= James Lockhart of Lee =

Scottish courtier, politician, judge, and commander

Sir James Lockhart, Laird of Lee (1596-1674) was a Scottish courtier, politician and judge, and a royalist commander of the Wars of the Three Kingdoms.

==Life==

Coat of arms of the Lockharts of Lee: Argent a man’s heart proper within a fetterlock sable, on a chief azure three boar’s heads erased of the first.

He was son of Sir James Lockhart XI of Lee, of a lairdly family, by his wife, Jean Weir of Stonebyres, Lanarkshire. While still a young man he was a gentleman of the privy chamber to Charles I, and was knighted. He sat in the Scottish parliaments of 1630 and 1633 as commissioner for Lanarkshire, and was appointed lord of the articles on 20 June 1633.

Lockhart did not sit in the parliament of 1641, perhaps because of his adherence to the Marquis of Hamilton. In 1644, and again in 1645, he contested Lanarkshire against Sir William Hamilton, and on the second occasion with success: on the first there was a disputed return decided, 5 June 1644, in favour of Hamilton. On 1 February 1645 he was appointed a commissioner of the exchequer, and on 2 July 1646 an ordinary lord of session in succession to Lord Durie the elder, who had died.

Lockhart took part in the engagement for the relief of King Charles in 1648, and under the Marquis of Hamilton commanded a regiment at the battle of Preston. On 16 February 1649, he was deprived of his office by the Act of Classes, and was banished with others by an act of the estates, 4 June 1650. He petitioned for the removal of his sentence of banishment, and on 5 December of the same year his banishment was annulled.

On his return Lockhart became a member of the committee of estates, was chosen to superintend the levy for the invasion of England under Charles II. On 28 August 1651 he was surprised by a party of English parliamentarian soldiers at Blyth, and was made prisoner. He taken to Broughty Castle, and from there to England, where he was eventually placed in the Tower of London.

Several years later Lockhart's son Sir William Lockhart interceded, and he was set free. In 1661 was restored to his seat on the bench, was sworn of the privy council in Scotland, and was again appointed a commissioner of the exchequer. In the parliaments of 1661, 1665, and 1669 be represented Lanarkshire, and was throughout a lord of the articles. In 1662 he opposed the Ejection Act at Glasgow; he was said have been the only man sober in the assembly.

In 1671 Lockhart succeeded John Home, Lord Renton as lord justice clerk, and held that post till he died in May 1674.

==Family==
Lockhart's first wife was Helen, daughter of Alexander Fairlie of Braid.
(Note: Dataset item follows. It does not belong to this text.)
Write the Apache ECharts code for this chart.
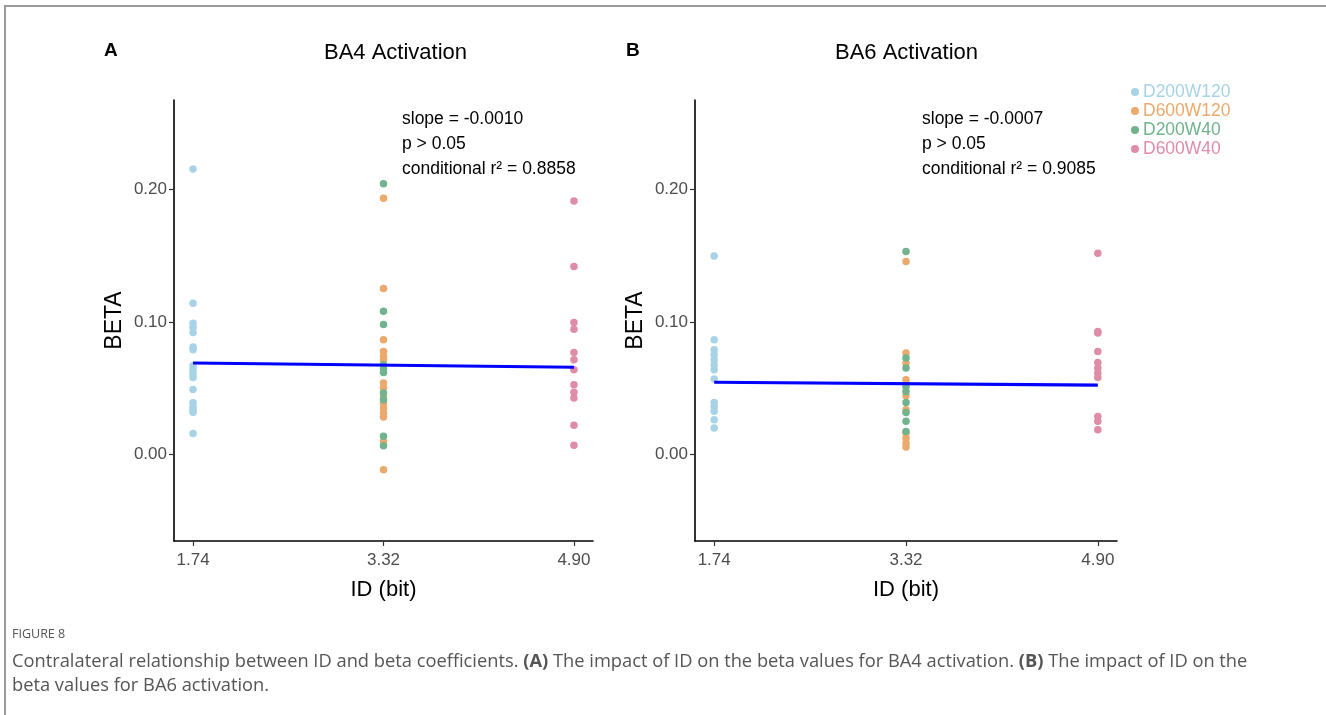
<!DOCTYPE html>
<html>
<head>
<meta charset="utf-8">
<script src="https://cdn.jsdelivr.net/npm/echarts@6/dist/echarts.min.js"></script>
<style>
html,body{margin:0;padding:0;background:#fff;}
#frame{position:absolute;left:4px;top:5px;width:1322px;height:710px;border-top:2px solid #9a9a9a;border-left:2px solid #9a9a9a;box-sizing:border-box;}
#chart{position:absolute;left:0;top:0;width:1326px;height:715px;}
</style>
</head>
<body>
<div id="frame"></div>
<div id="chart"></div>
<script>
// ---- data ----
const idTicks = [1.74, 3.32, 4.90];
const yTicks = [0.00, 0.10, 0.20];
const groupNames = ['D200W120', 'D600W120', 'D200W40', 'D600W40'];
const groupColors = ['#a8d3e6', '#eba96b', '#70b38e', '#df8ca6'];
const groupX = [1.74, 3.32, 3.32, 4.90];

// Panel A (BA4)
const ba4_D200W120 = [0.215, 0.114, 0.099, 0.096, 0.092, 0.081, 0.079, 0.067, 0.064, 0.061, 0.058, 0.049, 0.039, 0.036, 0.034, 0.032, 0.016];
const ba4_D600W120 = [0.193, 0.125, 0.0865, 0.0777, 0.0739, 0.0714, 0.0539, 0.0501, 0.0439, 0.0389, 0.0351, 0.0313, 0.0283, 0.0100, -0.0113];
const ba4_D200W40 = [0.204, 0.108, 0.098, 0.0677, 0.0647, 0.0619, 0.0464, 0.0414, 0.0138, 0.0068];
const ba4_D600W40 = [0.191, 0.1416, 0.0995, 0.0945, 0.0769, 0.0714, 0.0639, 0.0526, 0.0469, 0.0426, 0.0221, 0.0070];
const ba4_fit = [0.0690, 0.0658]; // at ID 1.74 and 4.90

// Panel B (BA6)
const ba6_D200W120 = [0.1496, 0.0865, 0.0789, 0.0752, 0.0714, 0.0677, 0.0639, 0.0569, 0.0393, 0.0363, 0.0326, 0.0263, 0.0201];
const ba6_D600W120 = [0.1454, 0.0765, 0.0689, 0.0564, 0.0444, 0.0338, 0.0163, 0.0125, 0.0088, 0.0058];
const ba6_D200W40 = [0.1529, 0.0727, 0.0652, 0.0514, 0.0476, 0.0393, 0.0318, 0.0251, 0.0175];
const ba6_D600W40 = [0.1516, 0.0927, 0.0915, 0.0777, 0.0694, 0.0652, 0.0614, 0.0581, 0.0288, 0.0251, 0.0188];
const ba6_fit = [0.0545, 0.0523];

const annA = ['slope = -0.0010', 'p > 0.05', 'conditional r² = 0.8858'];
const annB = ['slope = -0.0007', 'p > 0.05', 'conditional r² = 0.9085'];

// ---- chart ----
const chart = echarts.init(document.getElementById('chart'));
const FONT = 'Liberation Sans, Arial, sans-serif';

function xAxisOf(gi) {
  return {
    type: 'value', gridIndex: gi, min: 1.582, max: 5.058,
    name: 'ID (bit)', nameLocation: 'middle', nameGap: 38,
    nameTextStyle: { fontFamily: FONT, fontSize: 22, color: '#000' },
    axisLine: { show: true, onZero: false, lineStyle: { color: '#000', width: 1.6 } },
    axisTick: { show: true, length: 5, lineStyle: { color: '#333', width: 1.2 }, customValues: idTicks },
    axisLabel: { fontFamily: FONT, fontSize: 17, color: '#4d4d4d', margin: 11, customValues: idTicks,
      formatter: v => v.toFixed(2) },
    splitLine: { show: false }
  };
}
function yAxisOf(gi) {
  return {
    type: 'value', gridIndex: gi, min: -0.065, max: 0.267,
    name: 'BETA', nameLocation: 'middle', nameGap: 48,
    nameTextStyle: { fontFamily: FONT, fontSize: 23, color: '#000' },
    axisLine: { show: true, onZero: false, lineStyle: { color: '#000', width: 1.6 } },
    axisTick: { show: true, length: 5, lineStyle: { color: '#333', width: 1.2 }, customValues: yTicks },
    axisLabel: { fontFamily: FONT, fontSize: 17, color: '#4d4d4d', margin: 7, customValues: yTicks,
      formatter: v => v.toFixed(2) },
    splitLine: { show: false }
  };
}

function scatter(i, values, gi) {
  return {
    type: 'scatter', name: groupNames[i], xAxisIndex: gi, yAxisIndex: gi,
    symbolSize: 7.5, itemStyle: { color: groupColors[i], opacity: 1 },
    data: values.map(v => [groupX[i], v]),
    z: 2, silent: true
  };
}
function fitLine(values, gi) {
  return {
    type: 'line', name: 'fit', xAxisIndex: gi, yAxisIndex: gi,
    data: [[idTicks[0], values[0]], [idTicks[2], values[1]]],
    symbol: 'none', lineStyle: { color: '#0000ff', width: 3.2 }, z: 5, silent: true
  };
}

const panelA = [ba4_D200W120, ba4_D600W120, ba4_D200W40, ba4_D600W40];
const panelB = [ba6_D200W120, ba6_D600W120, ba6_D200W40, ba6_D600W40];
const series = [];
panelA.forEach((vals, i) => series.push(scatter(i, vals, 0)));
series.push(fitLine(ba4_fit, 0));
panelB.forEach((vals, i) => series.push(scatter(i, vals, 1)));
series.push(fitLine(ba6_fit, 1));

function annText(lines, x) {
  return lines.map((t, i) => ({
    type: 'text', left: x, top: 110 + i * 25,
    style: { text: t, font: '17.5px ' + FONT, fill: '#000' }
  }));
}

const option = {
  animation: false,
  backgroundColor: 'transparent',
  grid: [
    { left: 174, top: 100, width: 419, height: 441 },
    { left: 695, top: 100, width: 422, height: 441 }
  ],
  xAxis: [xAxisOf(0), xAxisOf(1)],
  yAxis: [yAxisOf(0), yAxisOf(1)],
  legend: {
    orient: 'vertical', left: 1126, top: 78, itemGap: 1,
    icon: 'circle', itemWidth: 8, itemHeight: 8,
    selectedMode: false,
    data: groupNames.map((n, i) => ({ name: n, textStyle: { color: groupColors[i] } })),
    textStyle: { fontFamily: FONT, fontSize: 17.5, padding: [0, 0, 0, -1] }
  },
  series: series,
  graphic: [
    { type: 'text', left: 104, top: 41, style: { text: 'A', font: 'bold 19px ' + FONT, fill: '#000' } },
    { type: 'text', left: 626, top: 41, style: { text: 'B', font: 'bold 19px ' + FONT, fill: '#000' } },
    { type: 'text', left: 324, top: 42, style: { text: 'BA4 Activation', font: '22px ' + FONT, fill: '#000' } },
    { type: 'text', left: 835, top: 42, style: { text: 'BA6 Activation', font: '22px ' + FONT, fill: '#000' } },
    ...annText(annA, 402),
    ...annText(annB, 922),
    { type: 'text', left: 12, top: 628, style: { text: 'FIGURE 8', font: '12.5px Open Sans, sans-serif', fill: '#555' } },
    { type: 'text', left: 12, top: 650, style: {
      text: 'Contralateral relationship between ID and beta coefficients. {b|(A)} The impact of ID on the beta values for BA4 activation. {b|(B)} The impact of ID on the\nbeta values for BA6 activation.',
      font: '18.3px Open Sans, sans-serif', fill: '#555', lineHeight: 24,
      rich: { b: { fontWeight: 'bold', fontFamily: 'Open Sans, sans-serif', fontSize: 18.3, fill: '#555', lineHeight: 24 } }
    } }
  ]
};
chart.setOption(option);
</script>
</body>
</html>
He then married a maid of honour to Queen Henrietta Maria.
With his second wife, Martha, daughter of Sir George Douglas of Mordington, Lockhart had children including:

- William (see above), first son;
- George, the second son., murdered in 1689
- John, of Castle-hill;
- Anne who married George Lockhart of Torbreicks.
- Martha who married Sir William Lindsay of Covington.